Where David Has The Advantage
One area where David certainly outshines Urlacher is in forced fumbles. The gap here is very wide with a 24 to 8 advantage going to the Bucs star. That’s a difference of 16 forced fumbles which is more than Urlacher had in his entire career. No one could argue that David is far superior in this area.
Another stat where David outshines Urlacher is in tackles for a loss. Here David has a 128 to 107 lead over the Hall Of Famer. And while a difference of 21 might not seem like a lot, keep in mind that stat started being tracked in 1999 and the all-time leader in tackles for loss (Terrell Suggs) has 202. So when you look at 21 tackles for loss as essentially 10% of the all-time record, it holds more weight.
One final aspect where David has proved superior is total tackles. He tallied 66 more assisted tackles over the first nine years (319 to 253). So while this isn’t a massive difference, it speaks to the range and pursuit of these players to be able to help finish plays.
Where Urlacher Has The Advantage
While these men had roughly the same amount of quarterback hits, Urlacher was able to finish more of these plays and turn them into sacks. He beats out David by a score of 37.5 to 24. A 13.5 sack difference is large considering pass rushers have gone to the pro bowl with those type of numbers.
The biggest area where Urlacher separates himself is in coverage. He has 15 more pass deflections (66 to 51) and five more interceptions (17 to 12) in this span. With the way he moves at his size and his awareness of the passing game, it comes as no shock that he played some wide receiver in college.
Beyond The Box Score
While these two have had very similar careers to this point, they’re very different in how they play the game.
Urlacher was a mountain of a linebacker in his day. He measured in at a whopping 6-foot-4 and 258-pounds. Looking at those measurements you might think defensive end as opposed to middle linebacker.
Despite his size he played with great speed and was great at attacking down hill. His ability to close in on all carriers and use his massive size to impose his will was truly jaw dropping at times. He also had the fluidity to thrive in zone coverage in the Lovie Smith Tampa 2 defense.
On the other hand, David was viewed as undersized for most of his career. At 6-foot-1 and 233-pounds, he was projected as a weak side linebacker and played there much of his career. However, his speed, awareness and compact power allow him to consistently make plays and frustrate blockers. He regularly shoots gaps and blows by offensive linemen to make game changing plays.
David also brings a bit more versatility than Urlacher did. He has played outside in a 4-3 defense and inside in a 3-4. And while Urlacher thrived in zone coverage, David brings more fluidity and offers a bit more in man coverage.
So Who’s Better?
The stats never tell the whole story, but both of these guys were and are one of the best linebackers of their time. They’re fast and physical.
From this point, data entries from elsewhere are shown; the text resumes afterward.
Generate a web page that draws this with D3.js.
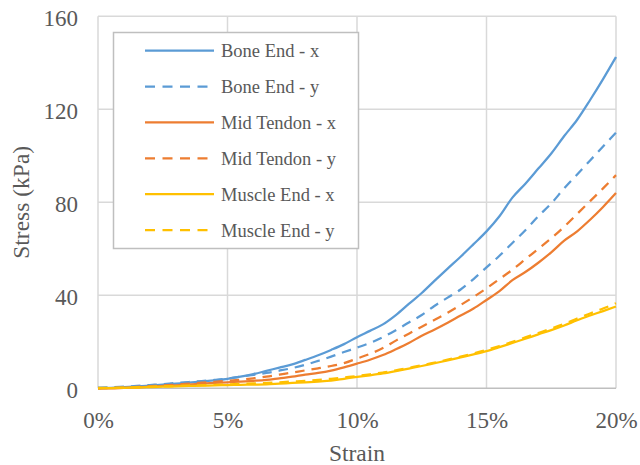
<!DOCTYPE html>
<html>
<head>
<meta charset="utf-8">
<script src="https://cdn.jsdelivr.net/npm/d3@7"></script>
<style>
  html, body { margin: 0; padding: 0; background: #ffffff; }
  svg { display: block; }
</style>
</head>
<body>
<svg id="chart" width="640" height="465"></svg>
<script>
// ---- Data (strain in %, stress in kPa) ----
const strain = [0,0.5,1,1.5,2,2.5,3,3.5,4,4.5,5,5.5,6,6.5,7,7.5,8,8.5,9,9.5,10,10.5,11,11.5,12,12.5,13,13.5,14,14.5,15,15.5,16,16.5,17,17.5,18,18.5,19,19.5,20];

const boneEndX = [0,0.2,0.5,0.8,1.2,1.6,2.0,2.4,2.9,3.4,4.1,5.0,6.1,7.5,8.9,10.3,12.2,14.2,16.5,19.0,22.0,24.7,27.5,31.5,36.3,41.0,46.3,51.5,56.6,62.0,67.5,74.0,82.0,88.0,94.5,101.0,108.5,115.5,124.0,133.0,142.5];
const boneEndY = [0.3,0.4,0.7,1.0,1.4,1.8,2.3,2.7,3.1,3.6,4.2,5.0,5.8,6.6,7.6,8.7,10.1,11.8,13.6,15.6,17.5,19.5,22.0,25.0,28.3,31.5,35.5,39.0,42.5,47.0,52.0,57.0,62.5,68.0,74.0,79.5,86.0,92.0,98.0,104.0,110.0];
const midTendonX = [0,0,0.2,0.4,0.7,1.0,1.3,1.6,2.0,2.3,2.6,2.9,3.2,3.6,4.3,5.0,5.9,6.6,7.6,9.0,10.6,12.3,14.3,16.8,19.5,22.6,25.3,28.2,31.3,34.3,38.0,41.8,46.5,50.0,54.0,58.5,63.5,67.5,72.5,78.0,84.0];
const midTendonY = [0,0.1,0.3,0.6,0.9,1.2,1.6,2.0,2.4,2.8,3.2,3.7,4.3,5.0,5.9,6.8,7.7,8.6,9.6,10.8,12.8,14.8,17.3,20.5,23.5,26.5,29.5,32.5,35.8,39.3,43.0,47.0,51.0,55.5,60.0,64.5,69.5,75.0,80.5,86.0,91.7];
const muscleEndX = [0,0.1,0.2,0.3,0.5,0.7,0.8,1.0,1.1,1.3,1.4,1.5,1.6,1.7,2.0,2.3,2.6,2.9,3.3,4.1,4.9,5.6,6.4,7.4,8.5,9.6,10.8,12.0,13.3,14.6,16.0,17.7,19.5,21.3,23.2,25.0,27.0,29.3,31.3,33.2,35.2];
const muscleEndY = [0.2,0.2,0.3,0.5,0.7,0.9,1.0,1.2,1.3,1.5,1.7,1.9,2.1,2.3,2.6,2.9,3.2,3.6,4.1,4.7,5.3,6.0,6.8,7.7,8.8,9.9,11.1,12.3,13.6,15.0,16.5,18.2,20.0,21.9,23.8,25.7,27.7,30.0,32.2,34.3,36.6];

const seriesNames = ["Bone End - x","Bone End - y","Mid Tendon - x","Mid Tendon - y","Muscle End - x","Muscle End - y"];
const seriesValues = [boneEndX, boneEndY, midTendonX, midTendonY, muscleEndX, muscleEndY];
const seriesColors = ["#5B9BD5","#5B9BD5","#ED7D31","#ED7D31","#FFC000","#FFC000"];
const seriesDashed = [false,true,false,true,false,true];

const xTicks = [0,5,10,15,20];
const yTicks = [0,40,80,120,160];

// ---- Layout ----
const svg = d3.select("#chart");
const plot = {left: 98, right: 616, top: 16.3, bottom: 388.3};
const x = d3.scaleLinear().domain([0,20]).range([plot.left, plot.right]);
const y = d3.scaleLinear().domain([0,160]).range([plot.bottom, plot.top]);
const font = "'Liberation Serif','Times New Roman',serif";
const textColor = "#595959";

// grid
const g = svg.append("g");
g.selectAll(".hgrid").data(yTicks.filter(d => d !== 0)).enter().append("line")
  .attr("x1", plot.left).attr("x2", plot.right)
  .attr("y1", d => y(d)).attr("y2", d => y(d))
  .attr("stroke", "#d9d9d9").attr("stroke-width", 1.5);
g.selectAll(".vgrid").data(xTicks).enter().append("line")
  .attr("x1", d => x(d)).attr("x2", d => x(d))
  .attr("y1", plot.top).attr("y2", plot.bottom)
  .attr("stroke", "#d9d9d9").attr("stroke-width", 1.5);
// bottom axis line
g.append("line").attr("x1", plot.left).attr("x2", plot.right)
  .attr("y1", y(0)).attr("y2", y(0))
  .attr("stroke", "#bfbfbf").attr("stroke-width", 1.5);

// axes (labels only) via d3 axes
const xAxis = d3.axisBottom(x).tickValues(xTicks).tickFormat(d => d + "%").tickSize(0).tickPadding(0);
const xa = svg.append("g").attr("transform", `translate(0,${plot.bottom})`).call(xAxis);
xa.select(".domain").remove();
xa.selectAll("text").attr("font-family", font).attr("font-size", 23).attr("fill", textColor)
  .attr("dy", null).attr("y", 40);

const yAxis = d3.axisLeft(y).tickValues(yTicks).tickSize(0).tickPadding(0);
const ya = svg.append("g").attr("transform", `translate(78,0)`).call(yAxis);
ya.select(".domain").remove();
ya.selectAll("text").attr("font-family", font).attr("font-size", 23).attr("fill", textColor)
  .attr("dy", null).attr("x", 0).attr("y", 9.6).attr("text-anchor", "end");

// axis titles
svg.append("text").attr("x", (plot.left + plot.right) / 2).attr("y", 461)
  .attr("text-anchor", "middle").attr("font-family", font).attr("font-size", 23.5)
  .attr("fill", textColor).text("Strain");
svg.append("text").attr("transform", `translate(28.5,${(plot.top + plot.bottom) / 2}) rotate(-90)`)
  .attr("text-anchor", "middle").attr("font-family", font).attr("font-size", 23.5)
  .attr("fill", textColor).text("Stress (kPa)");

// lines
const line = d3.line().x((d, i) => x(strain[i])).y(d => y(d)).curve(d3.curveMonotoneX);
seriesValues.forEach((vals, k) => {
  svg.append("path").datum(vals)
    .attr("d", line)
    .attr("fill", "none")
    .attr("stroke", seriesColors[k])
    .attr("stroke-width", 2.25)
    .attr("stroke-linejoin", "round")
    .attr("stroke-dasharray", seriesDashed[k] ? "9.5,7" : null);
});

// legend
const lg = svg.append("g");
lg.append("rect").attr("x", 113.5).attr("y", 32.5).attr("width", 245).attr("height", 216)
  .attr("fill", "#ffffff").attr("stroke", "#bfbfbf").attr("stroke-width", 1.5);
const rowY = d3.scaleLinear().domain([0, 5]).range([50.7, 230]);
seriesNames.forEach((name, k) => {
  const yy = rowY(k);
  lg.append("line").attr("x1", 145).attr("x2", 214).attr("y1", yy).attr("y2", yy)
    .attr("stroke", seriesColors[k]).attr("stroke-width", 2.25)
    .attr("stroke-dasharray", seriesDashed[k] ? "10,7.5" : null);
  lg.append("text").attr("x", 221).attr("y", yy + 6.5)
    .attr("font-family", font).attr("font-size", 18.5).attr("fill", textColor).text(name);
});
</script>
</body>
</html>
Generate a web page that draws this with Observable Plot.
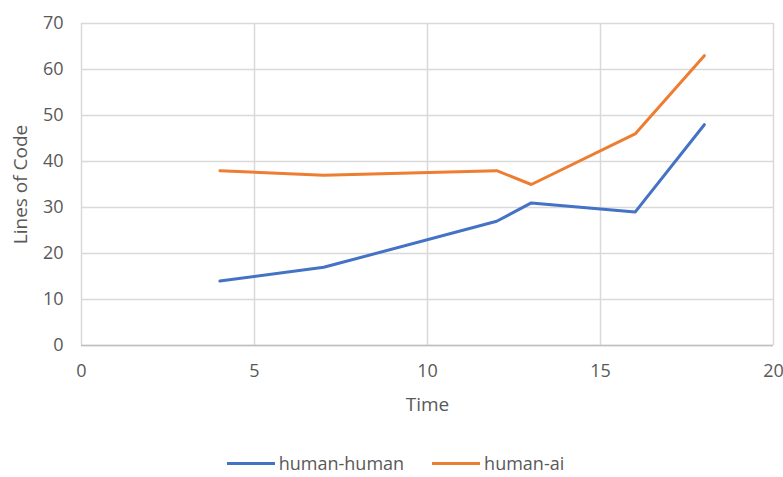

They’re guys who make plays in the backfield. They’re both very good in coverage. They’re both hall of fame players.
To this point in their careers it’s hard to say that Urlacher wasn’t better in coverage and blitzing the quarterback. On the other hand, David has proven to be a better sideline to sideline run defender as well overall play maker.
So which one has been better at the nine year mark in their career? Really it’s impossible to say definitively. In the end it will be what David does in the years to come that ultimately decides which of these two all-time great players will be viewed as the better player historically.